Type out the complete listing below word for word, without its pictures.

== == ==

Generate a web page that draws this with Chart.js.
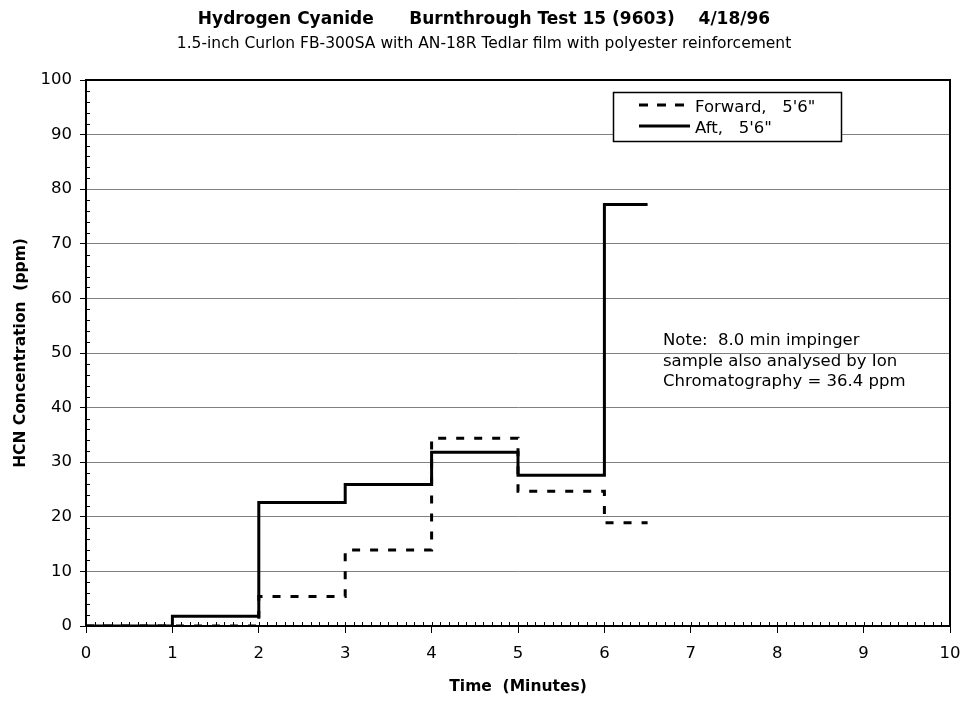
<!DOCTYPE html>
<html>
<head>
<meta charset="utf-8">
<script src="https://cdn.jsdelivr.net/npm/chart.js@4.4.1/dist/chart.umd.min.js"></script>
<style>
  html, body { margin: 0; padding: 0; background: #fff; }
  #wrap { width: 968px; height: 702px; }
</style>
</head>
<body>
<div id="wrap"><canvas id="hcnChart" width="968" height="702"></canvas></div>
<script>
// data
const times = [0, 1, 2, 3, 4, 5, 6, 6.5];
const forward = [0, 0, 5.4, 13.9, 34.4, 24.7, 18.9, 18.9];
const aft = [0, 1.8, 22.6, 25.9, 31.8, 27.6, 77.2, 77.2];
const xTicks = [0, 1, 2, 3, 4, 5, 6, 7, 8, 9, 10];
const yTicks = [0, 10, 20, 30, 40, 50, 60, 70, 80, 90, 100];
const seriesNames = ["Forward,   5'6\"", "Aft,   5'6\""];
const noteLines = ["Note:  8.0 min impinger", "sample also analysed by Ion", "Chromatography = 36.4 ppm"];

const FONT = "'DejaVu Sans', 'Liberation Sans', Arial, sans-serif";

function toPoints(xs, ys) {
  return xs.map((x, i) => ({ x: x, y: ys[i] }));
}

// plot frame, minor ticks, legend box and note
const extras = {
  id: "extras",
  beforeDatasetsDraw(chart) {
    const { ctx, chartArea: a } = chart;
    const xs = chart.scales.x, ys = chart.scales.y;
    ctx.save();
    ctx.strokeStyle = "#000";
    ctx.lineWidth = 2;
    ctx.strokeRect(a.left, a.top, a.right - a.left, a.bottom - a.top);
    ctx.lineWidth = 1;
    ctx.beginPath();
    // x minor ticks every 0.1, pointing inside
    for (let i = 0; i <= 100; i++) {
      const px = Math.round(xs.getPixelForValue(i / 10)) + 0.5;
      ctx.moveTo(px, a.bottom);
      ctx.lineTo(px, a.bottom - 4);
    }
    // y minor ticks every 2, pointing inside
    for (let v = 2; v < 100; v += 2) {
      if (v % 10 === 0) continue;
      const py = Math.round(ys.getPixelForValue(v)) + 0.5;
      ctx.moveTo(a.left, py);
      ctx.lineTo(a.left + 4, py);
    }
    ctx.stroke();
    ctx.restore();
  },
  afterDraw(chart) {
    const { ctx } = chart;
    ctx.save();
    // legend
    const lx = 613, ly = 92, lw = 228, lh = 49;
    ctx.fillStyle = "#fff";
    ctx.fillRect(lx, ly, lw, lh);
    ctx.strokeStyle = "#000";
    ctx.lineWidth = 1.5;
    ctx.strokeRect(lx + 0.5, ly + 0.5, lw, lh);
    ctx.lineWidth = 3;
    ctx.setLineDash([9, 9]);
    ctx.beginPath();
    ctx.moveTo(639, 105);
    ctx.lineTo(690, 105);
    ctx.stroke();
    ctx.setLineDash([]);
    ctx.beginPath();
    ctx.moveTo(639, 126);
    ctx.lineTo(690, 126);
    ctx.stroke();
    ctx.fillStyle = "#000";
    ctx.font = "16.5px " + FONT;
    ctx.textBaseline = "alphabetic";
    ctx.fillText(seriesNames[0], 695, 112);
    ctx.fillText(seriesNames[1], 695, 133);
    // note
    noteLines.forEach((t, i) => {
      ctx.fillText(t, 663, 345 + i * 20.5);
    });
    ctx.restore();
  }
};

const ctx = document.getElementById("hcnChart").getContext("2d");
new Chart(ctx, {
  type: "line",
  data: {
    datasets: [
      {
        label: seriesNames[0],
        data: toPoints(times, forward),
        borderColor: "#000",
        borderWidth: 3,
        borderDash: [8, 10],
        borderCapStyle: "butt",
        stepped: "before",
        pointRadius: 0,
        fill: false,
      },
      {
        label: seriesNames[1],
        data: toPoints(times, aft),
        borderColor: "#000",
        borderWidth: 3,
        stepped: "before",
        pointRadius: 0,
        fill: false,
      },
    ],
  },
  options: {
    responsive: false,
    animation: false,
    layout: { padding: 0 },
    plugins: {
      legend: { display: false },
      tooltip: { enabled: false },
      title: {
        display: true,
        text: "Hydrogen Cyanide      Burnthrough Test 15 (9603)    4/18/96",
        color: "#000",
        font: { family: FONT, size: 17, weight: "bold" },
        padding: { top: 9, bottom: 5 },
      },
      subtitle: {
        display: true,
        text: "1.5-inch Curlon FB-300SA with AN-18R Tedlar film with polyester reinforcement",
        color: "#000",
        font: { family: FONT, size: 15.5 },
        padding: { top: 0, bottom: 27 },
      },
    },
    scales: {
      x: {
        type: "linear",
        min: 0,
        max: 10,
        afterFit(scale) {
          scale.height = 76;
          scale.paddingLeft = 0;
          scale.paddingRight = 18;
        },
        afterBuildTicks(scale) { scale.ticks = xTicks.map((v) => ({ value: v })); },
        grid: { drawOnChartArea: false, drawTicks: true, tickLength: 7, tickColor: "#000", tickWidth: 1 },
        border: { display: true, color: "#000", width: 2 },
        ticks: { color: "#000", font: { family: FONT, size: 16.5 }, padding: 11, maxRotation: 0 },
        title: {
          display: true,
          text: "Time  (Minutes)",
          color: "#000",
          font: { family: FONT, size: 15.5, weight: "bold" },
          padding: { top: 0, bottom: 6 },
        },
      },
      y: {
        min: 0,
        max: 100,
        afterFit(scale) { scale.width = 86; },
        afterBuildTicks(scale) { scale.ticks = yTicks.map((v) => ({ value: v })); },
        grid: { color: "#808080", lineWidth: 1, drawTicks: true, tickLength: 6, tickColor: "#000" },
        border: { display: true, color: "#000", width: 2 },
        ticks: { color: "#000", font: { family: FONT, size: 16.5 }, padding: 8 },
        title: {
          display: true,
          text: "HCN Concentration  (ppm)",
          color: "#000",
          font: { family: FONT, size: 15.5, weight: "bold" },
          padding: { top: 12, bottom: 0 },
        },
      },
    },
  },
  plugins: [extras],
});
</script>
</body>
</html>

== == ==

SOLUTION:
Generate a web page that draws this with Chart.js.
<!DOCTYPE html>
<html>
<head>
<meta charset="utf-8">
<script src="https://cdn.jsdelivr.net/npm/chart.js@4.4.1/dist/chart.umd.min.js"></script>
<style>
  html, body { margin: 0; padding: 0; background: #fff; }
  #wrap { width: 968px; height: 702px; }
</style>
</head>
<body>
<div id="wrap"><canvas id="hcnChart" width="968" height="702"></canvas></div>
<script>
// data
const times = [0, 1, 2, 3, 4, 5, 6, 6.5];
const forward = [0, 0, 5.4, 13.9, 34.4, 24.7, 18.9, 18.9];
const aft = [0, 1.8, 22.6, 25.9, 31.8, 27.6, 77.2, 77.2];
const xTicks = [0, 1, 2, 3, 4, 5, 6, 7, 8, 9, 10];
const yTicks = [0, 10, 20, 30, 40, 50, 60, 70, 80, 90, 100];
const seriesNames = ["Forward,   5'6\"", "Aft,   5'6\""];
const noteLines = ["Note:  8.0 min impinger", "sample also analysed by Ion", "Chromatography = 36.4 ppm"];

const FONT = "'DejaVu Sans', 'Liberation Sans', Arial, sans-serif";

function toPoints(xs, ys) {
  return xs.map((x, i) => ({ x: x, y: ys[i] }));
}

// plot frame, minor ticks, legend box and note
const extras = {
  id: "extras",
  beforeDatasetsDraw(chart) {
    const { ctx, chartArea: a } = chart;
    const xs = chart.scales.x, ys = chart.scales.y;
    ctx.save();
    ctx.strokeStyle = "#000";
    ctx.lineWidth = 2;
    ctx.strokeRect(a.left, a.top, a.right - a.left, a.bottom - a.top);
    ctx.lineWidth = 1;
    ctx.beginPath();
    // x minor ticks every 0.1, pointing inside
    for (let i = 0; i <= 100; i++) {
      const px = Math.round(xs.getPixelForValue(i / 10)) + 0.5;
      ctx.moveTo(px, a.bottom);
      ctx.lineTo(px, a.bottom - 4);
    }
    // y minor ticks every 2, pointing inside
    for (let v = 2; v < 100; v += 2) {
      if (v % 10 === 0) continue;
      const py = Math.round(ys.getPixelForValue(v)) + 0.5;
      ctx.moveTo(a.left, py);
      ctx.lineTo(a.left + 4, py);
    }
    ctx.stroke();
    ctx.restore();
  },
  afterDraw(chart) {
    const { ctx } = chart;
    ctx.save();
    // legend
    const lx = 613, ly = 92, lw = 228, lh = 49;
    ctx.fillStyle = "#fff";
    ctx.fillRect(lx, ly, lw, lh);
    ctx.strokeStyle = "#000";
    ctx.lineWidth = 1.5;
    ctx.strokeRect(lx + 0.5, ly + 0.5, lw, lh);
    ctx.lineWidth = 3;
    ctx.setLineDash([9, 9]);
    ctx.beginPath();
    ctx.moveTo(639, 105);
    ctx.lineTo(690, 105);
    ctx.stroke();
    ctx.setLineDash([]);
    ctx.beginPath();
    ctx.moveTo(639, 126);
    ctx.lineTo(690, 126);
    ctx.stroke();
    ctx.fillStyle = "#000";
    ctx.font = "16.5px " + FONT;
    ctx.textBaseline = "alphabetic";
    ctx.fillText(seriesNames[0], 695, 112);
    ctx.fillText(seriesNames[1], 695, 133);
    // note
    noteLines.forEach((t, i) => {
      ctx.fillText(t, 663, 345 + i * 20.5);
    });
    ctx.restore();
  }
};

const ctx = document.getElementById("hcnChart").getContext("2d");
new Chart(ctx, {
  type: "line",
  data: {
    datasets: [
      {
        label: seriesNames[0],
        data: toPoints(times, forward),
        borderColor: "#000",
        borderWidth: 3,
        borderDash: [8, 10],
        borderCapStyle: "butt",
        stepped: "before",
        pointRadius: 0,
        fill: false,
      },
      {
        label: seriesNames[1],
        data: toPoints(times, aft),
        borderColor: "#000",
        borderWidth: 3,
        stepped: "before",
        pointRadius: 0,
        fill: false,
      },
    ],
  },
  options: {
    responsive: false,
    animation: false,
    layout: { padding: 0 },
    plugins: {
      legend: { display: false },
      tooltip: { enabled: false },
      title: {
        display: true,
        text: "Hydrogen Cyanide      Burnthrough Test 15 (9603)    4/18/96",
        color: "#000",
        font: { family: FONT, size: 17, weight: "bold" },
        padding: { top: 9, bottom: 5 },
      },
      subtitle: {
        display: true,
        text: "1.5-inch Curlon FB-300SA with AN-18R Tedlar film with polyester reinforcement",
        color: "#000",
        font: { family: FONT, size: 15.5 },
        padding: { top: 0, bottom: 27 },
      },
    },
    scales: {
      x: {
        type: "linear",
        min: 0,
        max: 10,
        afterFit(scale) {
          scale.height = 76;
          scale.paddingLeft = 0;
          scale.paddingRight = 18;
        },
        afterBuildTicks(scale) { scale.ticks = xTicks.map((v) => ({ value: v })); },
        grid: { drawOnChartArea: false, drawTicks: true, tickLength: 7, tickColor: "#000", tickWidth: 1 },
        border: { display: true, color: "#000", width: 2 },
        ticks: { color: "#000", font: { family: FONT, size: 16.5 }, padding: 11, maxRotation: 0 },
        title: {
          display: true,
          text: "Time  (Minutes)",
          color: "#000",
          font: { family: FONT, size: 15.5, weight: "bold" },
          padding: { top: 0, bottom: 6 },
        },
      },
      y: {
        min: 0,
        max: 100,
        afterFit(scale) { scale.width = 86; },
        afterBuildTicks(scale) { scale.ticks = yTicks.map((v) => ({ value: v })); },
        grid: { color: "#808080", lineWidth: 1, drawTicks: true, tickLength: 6, tickColor: "#000" },
        border: { display: true, color: "#000", width: 2 },
        ticks: { color: "#000", font: { family: FONT, size: 16.5 }, padding: 8 },
        title: {
          display: true,
          text: "HCN Concentration  (ppm)",
          color: "#000",
          font: { family: FONT, size: 15.5, weight: "bold" },
          padding: { top: 12, bottom: 0 },
        },
      },
    },
  },
  plugins: [extras],
});
</script>
</body>
</html>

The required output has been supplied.